Starring Scraggy and Mimikyu (or Zuruggu and Mimikkyu, to use their Japanese names), Chase the Beans is a new short produced by Yoshiyuki Koie, who also served as producer for the Pokémon: Twilight Wings net animation series. Dubbed a Pokétoon, the dialogue-free video takes clear inspiration from classic Looney Tunes and its contemporaries, from the smooth but cycling animation, stretching and squashing of character models, and even the soft brush-style backgrounds with a different color design than what’s used for the characters and foregrounds.
As alluded to in the title, the video opens with a hungry Scraggy following a trail of heart-shaped beans that have been dropped in the woods. This leads him to a train station, where hijinks ensue and the Dark/Fighting-Type gets railroaded onto a locomotive just as it departs.

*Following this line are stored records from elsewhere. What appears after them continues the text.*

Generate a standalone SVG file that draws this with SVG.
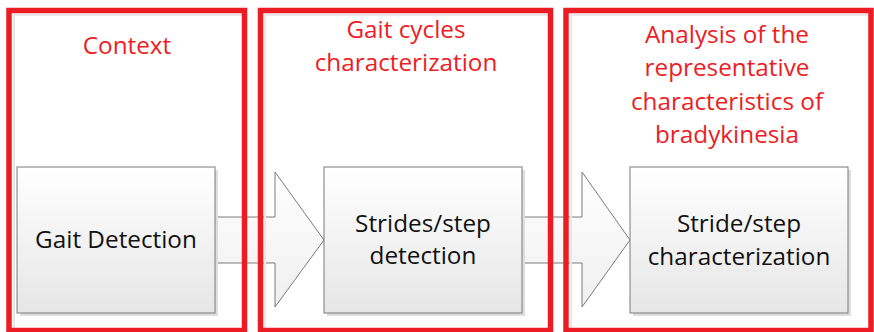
<svg xmlns="http://www.w3.org/2000/svg" width="874" height="332" viewBox="0 0 874 332">
  <defs>
    <linearGradient id="boxGrad" x1="0" y1="0" x2="0" y2="1">
      <stop offset="0" stop-color="#ffffff"/>
      <stop offset="1" stop-color="#e6e6e6"/>
    </linearGradient>
    <linearGradient id="arrowGrad" x1="0" y1="0" x2="0" y2="1">
      <stop offset="0" stop-color="#ffffff"/>
      <stop offset="1" stop-color="#efefef"/>
    </linearGradient>
  </defs>
  <style>
    .frame { fill: none; stroke: #ec1c24; stroke-width: 5.5; }
    .frameShadow { fill: none; stroke: #e8e8e8; stroke-width: 2; }
    .box { fill: url(#boxGrad); stroke: #7a7a7a; stroke-width: 1; }
    .shadow { fill: #dedede; }
    .arrow { fill: url(#arrowGrad); stroke: #7a7a7a; stroke-width: 1; stroke-linejoin: miter; }
    .lbl { font-family: "Open Sans", "Noto Sans", sans-serif; font-size: 24.3px; text-anchor: middle; }
    .red { fill: #ee1c24; }
    .blk { fill: #111111; }
  </style>
  <rect width="874" height="332" fill="#ffffff"/>

  <g id="connectors">
    <path class="arrow" d="M215,217 L275,217 L275,172 L324,240 L275,307 L275,263 L215,263"/>
    <path class="arrow" d="M522,217 L582,217 L582,172 L630,240 L582,307 L582,263 L522,263"/>
  </g>

  <g id="frame-context">
    <rect class="frameShadow" x="14" y="15" width="229" height="320"/>
    <rect class="frame" x="9" y="10.5" width="235.5" height="320"/>
    <text class="lbl red" x="127" y="54">Context</text>
  </g>
  <g id="frame-gait-cycles">
    <rect class="frameShadow" x="265" y="15" width="284" height="320"/>
    <rect class="frame" x="260.5" y="10.5" width="290" height="320"/>
    <text class="lbl red" x="406" y="38">Gait cycles</text>
    <text class="lbl red" x="406" y="71">characterization</text>
  </g>
  <g id="frame-analysis">
    <rect class="frameShadow" x="571" y="15" width="300" height="320"/>
    <rect class="frame" x="566" y="10.5" width="305" height="320"/>
    <text class="lbl red" x="727" y="43">Analysis of the</text>
    <text class="lbl red" x="727" y="76">representative</text>
    <text class="lbl red" x="727" y="110">characteristics of</text>
    <text class="lbl red" x="727" y="143">bradykinesia</text>
  </g>

  <g id="node-gait-detection">
    <rect class="shadow" x="20" y="170" width="198" height="146"/>
    <rect class="box" x="17" y="167" width="198" height="146"/>
    <text class="lbl blk" x="116" y="248">Gait Detection</text>
  </g>
  <g id="node-strides-detection">
    <rect class="shadow" x="327" y="170" width="198" height="146"/>
    <rect class="box" x="324" y="167" width="198" height="146"/>
    <text class="lbl blk" x="423" y="232">Strides/step</text>
    <text class="lbl blk" x="423" y="264">detection</text>
  </g>
  <g id="node-stride-characterization">
    <rect class="shadow" x="633" y="170" width="218" height="146"/>
    <rect class="box" x="630" y="167" width="218" height="146"/>
    <text class="lbl blk" x="739" y="232">Stride/step</text>
    <text class="lbl blk" x="739" y="265">characterization</text>
  </g>
</svg>
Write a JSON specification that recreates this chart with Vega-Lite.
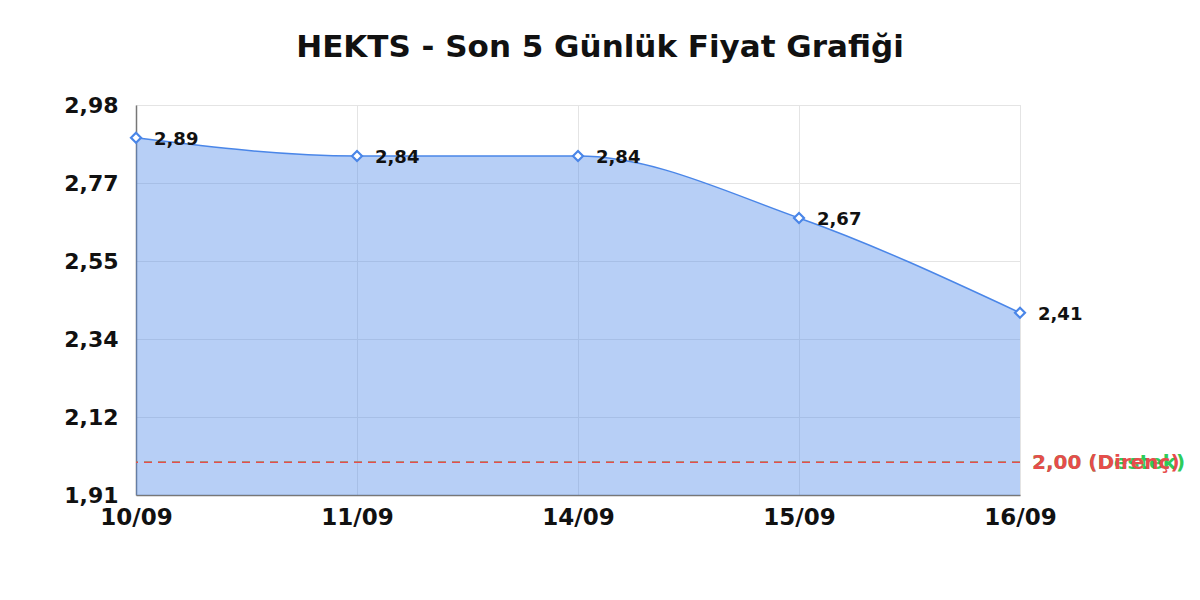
{
  "$schema": "https://vega.github.io/schema/vega-lite/v6.json",
  "autosize": {"type": "none"},
  "width": 884,
  "height": 390,
  "padding": {"left": 136, "top": 105, "right": 180, "bottom": 105},
  "background": "white",
  "title": {
    "text": "HEKTS - Son 5 Günlük Fiyat Grafiği",
    "font": "DejaVu Sans",
    "fontSize": 31,
    "fontWeight": "bold",
    "color": "#111111",
    "anchor": "middle",
    "dx": 22,
    "offset": 30
  },
  "config": {
    "view": {"stroke": "#dddddd", "strokeWidth": 1},
    "axis": {
      "labelFont": "DejaVu Sans",
      "labelFontWeight": "bold",
      "labelColor": "#111111",
      "gridColor": "#e4e4e4",
      "gridWidth": 1,
      "ticks": false,
      "title": null
    }
  },
  "datasets": {
    "prices": [
      {"date": "10/09", "price": 2.89, "label": "2,89"},
      {"date": "11/09", "price": 2.84, "label": "2,84"},
      {"date": "14/09", "price": 2.84, "label": "2,84"},
      {"date": "15/09", "price": 2.67, "label": "2,67"},
      {"date": "16/09", "price": 2.41, "label": "2,41"}
    ],
    "levels": [
      {"kind": "Destek", "level": 2.0, "label": "2,00 (Destek)"},
      {"kind": "Direnç", "level": 2.0, "label": "2,00 (Direnç)"}
    ]
  },
  "encoding": {
    "x": {
      "field": "date",
      "type": "ordinal",
      "sort": null,
      "scale": {"type": "point", "padding": 0, "domain": ["10/09", "11/09", "14/09", "15/09", "16/09"]},
      "axis": {"labelAngle": 0, "labelFontSize": 23, "labelPadding": 11, "grid": true, "domainColor": "#777777", "domainWidth": 1.5}
    }
  },
  "layer": [
    {
      "data": {"name": "prices"},
      "mark": {"type": "area", "interpolate": "monotone", "color": "#4a86e8", "opacity": 0.4, "clip": true},
      "encoding": {
        "y": {
          "field": "price",
          "type": "quantitative",
          "scale": {"domain": [1.91, 2.98], "zero": false, "nice": false},
          "axis": {
            "values": [1.91, 2.124, 2.338, 2.552, 2.766, 2.98],
            "labelExpr": "replace(format(datum.value, '.2f'), '.', ',')",
            "labelFontSize": 22,
            "labelPadding": 18,
            "domainColor": "#777777",
            "domainWidth": 1.5
          }
        }
      }
    },
    {
      "data": {"name": "prices"},
      "mark": {"type": "line", "interpolate": "monotone", "color": "#4a86e8", "strokeWidth": 1.5},
      "encoding": {"y": {"field": "price", "type": "quantitative"}}
    },
    {
      "data": {"name": "levels"},
      "mark": {"type": "rule", "strokeDash": [8, 6], "strokeWidth": 1.5},
      "encoding": {
        "x": null,
        "y": {"field": "level", "type": "quantitative"},
        "color": {"field": "kind", "type": "nominal", "sort": null, "scale": {"domain": ["Destek", "Direnç"], "range": ["#2ecc5a", "#e74c4c"]}, "legend": null}
      }
    },
    {
      "data": {"name": "levels"},
      "mark": {"type": "text", "align": "left", "baseline": "middle", "dx": 12, "dy": 1, "font": "DejaVu Sans", "fontSize": 20, "fontWeight": "bold"},
      "encoding": {
        "x": {"datum": "16/09"},
        "y": {"field": "level", "type": "quantitative"},
        "text": {"field": "label"},
        "color": {"field": "kind", "type": "nominal", "sort": null, "legend": null}
      }
    },
    {
      "data": {"name": "prices"},
      "mark": {"type": "point", "shape": "diamond", "filled": true, "fill": "white", "stroke": "#4a86e8", "strokeWidth": 2.2, "size": 100, "opacity": 1},
      "encoding": {"y": {"field": "price", "type": "quantitative"}}
    },
    {
      "data": {"name": "prices"},
      "mark": {"type": "text", "align": "left", "baseline": "middle", "dx": 18, "dy": 2, "font": "DejaVu Sans", "fontSize": 18, "fontWeight": "bold", "color": "#111111"},
      "encoding": {
        "y": {"field": "price", "type": "quantitative"},
        "text": {"field": "label"}
      }
    }
  ]
}
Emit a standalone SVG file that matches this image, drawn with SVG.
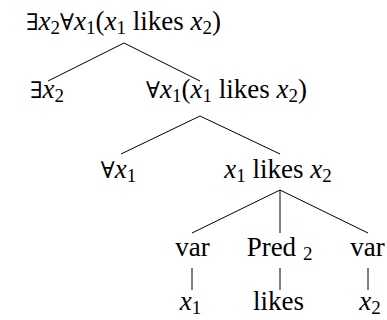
<svg xmlns="http://www.w3.org/2000/svg" width="387" height="320" viewBox="0 0 387 320">
  <rect width="387" height="320" fill="#fff"/>

  <!-- tree edges -->
  <g id="edges" stroke="#000" stroke-width="1" fill="none">
    <line x1="124" y1="43" x2="48" y2="81"/>
    <line x1="124" y1="43" x2="200" y2="81"/>
    <line x1="200" y1="116" x2="121" y2="154"/>
    <line x1="200" y1="116" x2="280" y2="154"/>
    <line x1="280" y1="190" x2="192" y2="233"/>
    <line x1="280" y1="190" x2="280" y2="233"/>
    <line x1="280" y1="190" x2="368" y2="233"/>
    <line x1="192" y1="268" x2="192" y2="290"/>
    <line x1="280" y1="268" x2="280" y2="290"/>
    <line x1="368" y1="268" x2="368" y2="290"/>
  </g>

  <g id="n-formula">
    <text x="123.5" y="30" text-anchor="middle" font-family="Liberation Serif" font-size="27" style="font-family:'Liberation Serif';font-size:27px"><tspan font-family="DejaVu Serif" font-size="23" style="font-family:'DejaVu Serif';font-size:23px">∃</tspan><tspan font-style="italic">x</tspan><tspan font-size="19" style="font-size:19px" dy="4">2</tspan><tspan font-family="DejaVu Serif" font-size="23" style="font-family:'DejaVu Serif';font-size:23px" dy="-4">∀</tspan><tspan font-style="italic">x</tspan><tspan font-size="19" style="font-size:19px" dy="4">1</tspan><tspan dy="-4">(</tspan><tspan font-style="italic">x</tspan><tspan font-size="19" style="font-size:19px" dy="4">1</tspan><tspan dy="-4"> likes </tspan><tspan font-style="italic">x</tspan><tspan font-size="19" style="font-size:19px" dy="4">2</tspan><tspan dy="-4">)</tspan></text>
  </g>

  <g id="n-exists-x2">
    <text x="47" y="98" text-anchor="middle" font-family="Liberation Serif" font-size="27" style="font-family:'Liberation Serif';font-size:27px"><tspan font-family="DejaVu Serif" font-size="23" style="font-family:'DejaVu Serif';font-size:23px">∃</tspan><tspan font-style="italic">x</tspan><tspan font-size="19" style="font-size:19px" dy="4">2</tspan></text>
  </g>

  <g id="n-forall-body">
    <text x="226.5" y="98" text-anchor="middle" font-family="Liberation Serif" font-size="27" style="font-family:'Liberation Serif';font-size:27px"><tspan font-family="DejaVu Serif" font-size="23" style="font-family:'DejaVu Serif';font-size:23px">∀</tspan><tspan font-style="italic">x</tspan><tspan font-size="19" style="font-size:19px" dy="4">1</tspan><tspan dy="-4">(</tspan><tspan font-style="italic">x</tspan><tspan font-size="19" style="font-size:19px" dy="4">1</tspan><tspan dy="-4"> likes </tspan><tspan font-style="italic">x</tspan><tspan font-size="19" style="font-size:19px" dy="4">2</tspan><tspan dy="-4">)</tspan></text>
  </g>

  <g id="n-forall-x1">
    <text x="118.5" y="178" text-anchor="middle" font-family="Liberation Serif" font-size="27" style="font-family:'Liberation Serif';font-size:27px"><tspan font-family="DejaVu Serif" font-size="23" style="font-family:'DejaVu Serif';font-size:23px">∀</tspan><tspan font-style="italic">x</tspan><tspan font-size="19" style="font-size:19px" dy="4">1</tspan></text>
  </g>

  <g id="n-likes-clause">
    <text x="278" y="178" text-anchor="middle" font-family="Liberation Serif" font-size="27" style="font-family:'Liberation Serif';font-size:27px"><tspan font-style="italic">x</tspan><tspan font-size="19" style="font-size:19px" dy="4">1</tspan><tspan dy="-4"> likes </tspan><tspan font-style="italic">x</tspan><tspan font-size="19" style="font-size:19px" dy="4">2</tspan></text>
  </g>

  <g id="n-var-left">
    <text x="192.5" y="256" text-anchor="middle" font-family="Liberation Serif" font-size="27" style="font-family:'Liberation Serif';font-size:27px">var</text>
  </g>

  <g id="n-pred">
    <text x="279.5" y="256" text-anchor="middle" font-family="Liberation Serif" font-size="27" style="font-family:'Liberation Serif';font-size:27px">Pred <tspan font-size="19" style="font-size:19px" dy="4">2</tspan></text>
  </g>

  <g id="n-var-right">
    <text x="367.5" y="256" text-anchor="middle" font-family="Liberation Serif" font-size="27" style="font-family:'Liberation Serif';font-size:27px">var</text>
  </g>

  <g id="n-leaf-x1">
    <text x="190.5" y="310" text-anchor="middle" font-family="Liberation Serif" font-size="27" style="font-family:'Liberation Serif';font-size:27px"><tspan font-style="italic">x</tspan><tspan font-size="19" style="font-size:19px" dy="4">1</tspan></text>
  </g>

  <g id="n-leaf-likes">
    <text x="278.5" y="310" text-anchor="middle" font-family="Liberation Serif" font-size="27" style="font-family:'Liberation Serif';font-size:27px">likes</text>
  </g>

  <g id="n-leaf-x2">
    <text x="370" y="310" text-anchor="middle" font-family="Liberation Serif" font-size="27" style="font-family:'Liberation Serif';font-size:27px"><tspan font-style="italic">x</tspan><tspan font-size="19" style="font-size:19px" dy="4">2</tspan></text>
  </g>
</svg>
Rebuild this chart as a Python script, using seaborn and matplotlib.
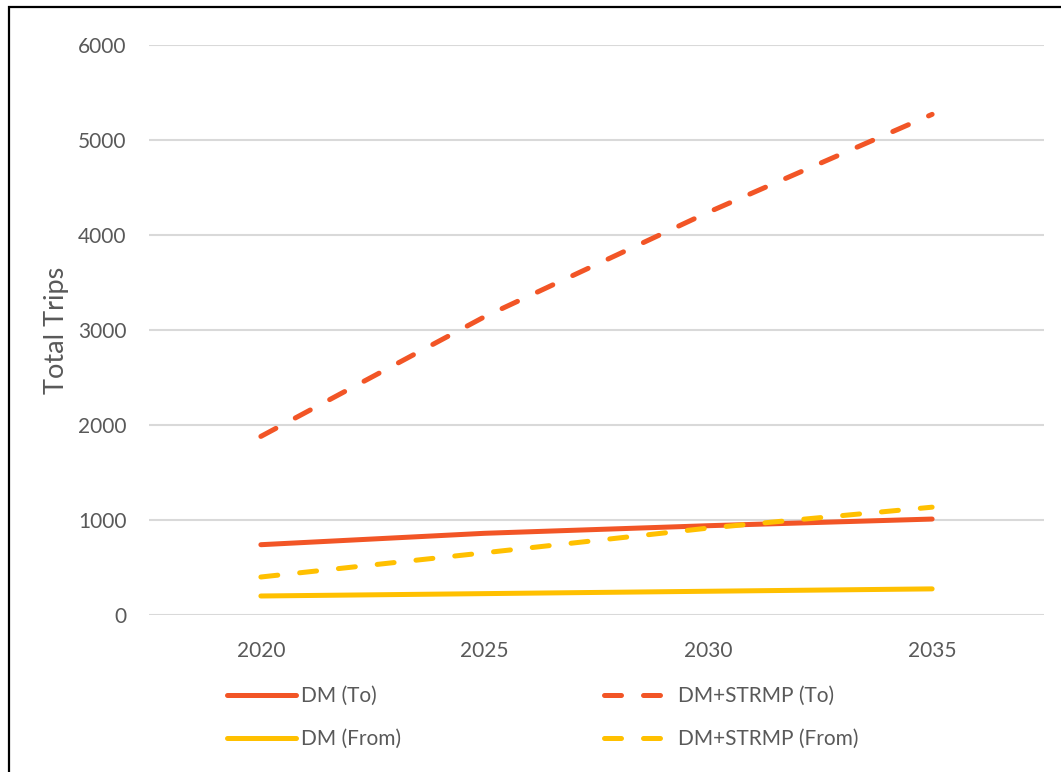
import matplotlib
matplotlib.use("Agg")
import matplotlib.pyplot as plt
import matplotlib.patches as mpatches
import seaborn as sns
import pandas as pd

years = ["2020", "2025", "2030", "2035"]
dm_to = [740, 860, 940, 1010]
dm_from = [200, 225, 250, 275]
strmp_to = [1880, 3140, 4240, 5270]
strmp_from = [400, 655, 915, 1135]

series_names = ["DM (To)", "DM (From)", "DM+STRMP (To)", "DM+STRMP (From)"]
series_values = [dm_to, dm_from, strmp_to, strmp_from]
colors = {"DM (To)": "#F25526", "DM (From)": "#FFC000",
          "DM+STRMP (To)": "#F25526", "DM+STRMP (From)": "#FFC000"}
dashes = {"DM (To)": "", "DM (From)": "",
          "DM+STRMP (To)": (3.4, 4.4), "DM+STRMP (From)": (3.4, 4.4)}

rows = []
for name, vals in zip(series_names, series_values):
    for y, v in zip(years, vals):
        rows.append({"Year": y, "Trips": v, "Series": name})
df = pd.DataFrame(rows)

sns.set_theme(style="white")
plt.rcParams["font.family"] = ["Lato", "DejaVu Sans"]
text_color = "#595959"

fig = plt.figure(figsize=(10.61, 7.72), dpi=100)
ax = fig.add_axes([149 / 1061, 1 - 615 / 772, (1044 - 149) / 1061, (615 - 45) / 772])

sns.lineplot(data=df, x="Year", y="Trips", hue="Series", style="Series",
             hue_order=series_names, style_order=series_names,
             palette=colors, dashes=dashes, linewidth=3.6, ax=ax,
             solid_capstyle="round", dash_capstyle="round", sort=False)

ax.set_xlim(-0.5, 3.5)
ax.set_ylim(0, 6000)
ax.set_yticks([0, 1000, 2000, 3000, 4000, 5000, 6000])
ax.grid(axis="y", color="#D9D9D9", linewidth=1.5)
ax.grid(axis="x", visible=False)
for s in ax.spines.values():
    s.set_visible(False)
ax.tick_params(axis="both", length=0, labelsize=15, colors=text_color)
ax.tick_params(axis="y", pad=16)
ax.tick_params(axis="x", pad=19)
ax.set_xlabel("")
ax.set_ylabel("Total Trips", fontsize=19.5, color=text_color, labelpad=7)

handles, labels = ax.get_legend_handles_labels()
ax.get_legend().remove()
hmap = dict(zip(labels, handles))
order = ["DM (To)", "DM (From)", "DM+STRMP (To)", "DM+STRMP (From)"]
for h in hmap.values():
    h.set_linewidth(3.6)
    h.set_solid_capstyle("round")
    h.set_dash_capstyle("round")
fig.legend([hmap[k] for k in order], order, ncol=2, loc="upper left",
           bbox_to_anchor=(227 / 1061, 1 - 686 / 772), frameon=False,
           fontsize=15, labelcolor=text_color, handlelength=3.3,
           handletextpad=0.25, columnspacing=9.75, labelspacing=1.1,
           borderpad=0, borderaxespad=0)

fig.patches.append(mpatches.Rectangle((8.5 / 1061, -0.5), 2.0, (1 - 6.5 / 772) + 0.5,
                                      transform=fig.transFigure, fill=False,
                                      edgecolor="black", linewidth=1.6))

fig.savefig("out.png", dpi=100, facecolor="white")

Onboard, Scraggy run into one impactful problem after another before he meets his costar: the mysterious Mimikyu.
However, some mysteries are best left unsolved, as Scraggy learns when he tries to discover what’s under Mimikyu’s disguise, and in the process learns what true terror is.
Chase the Beans not only looks like an American production from 70-some-odd years ago, it sounds like one too, with a jazzy orchestral soundtrack. The entire credited staff is Japanese, however, and includes veteran Pokémon anime franchise animators Ryosuke Sembo, Shinichi Suzuki, and Shuya Yoshisato.
The video was posted not to the main Pokémon YouTube channel, but instead to the Pokémon Kids TV channel, which focuses on content for especially young viewers. That probably explains the lack of dialogue, but the reliance on visuals and music also makes Chase the Beans something that people from anywhere in the world can enjoy, and with the video drawing so much inspiration from Warner Bros. animation, maybe one day we’ll see a Pokétoon version of the Warner Bros.-distributed Detective Pikachu movie.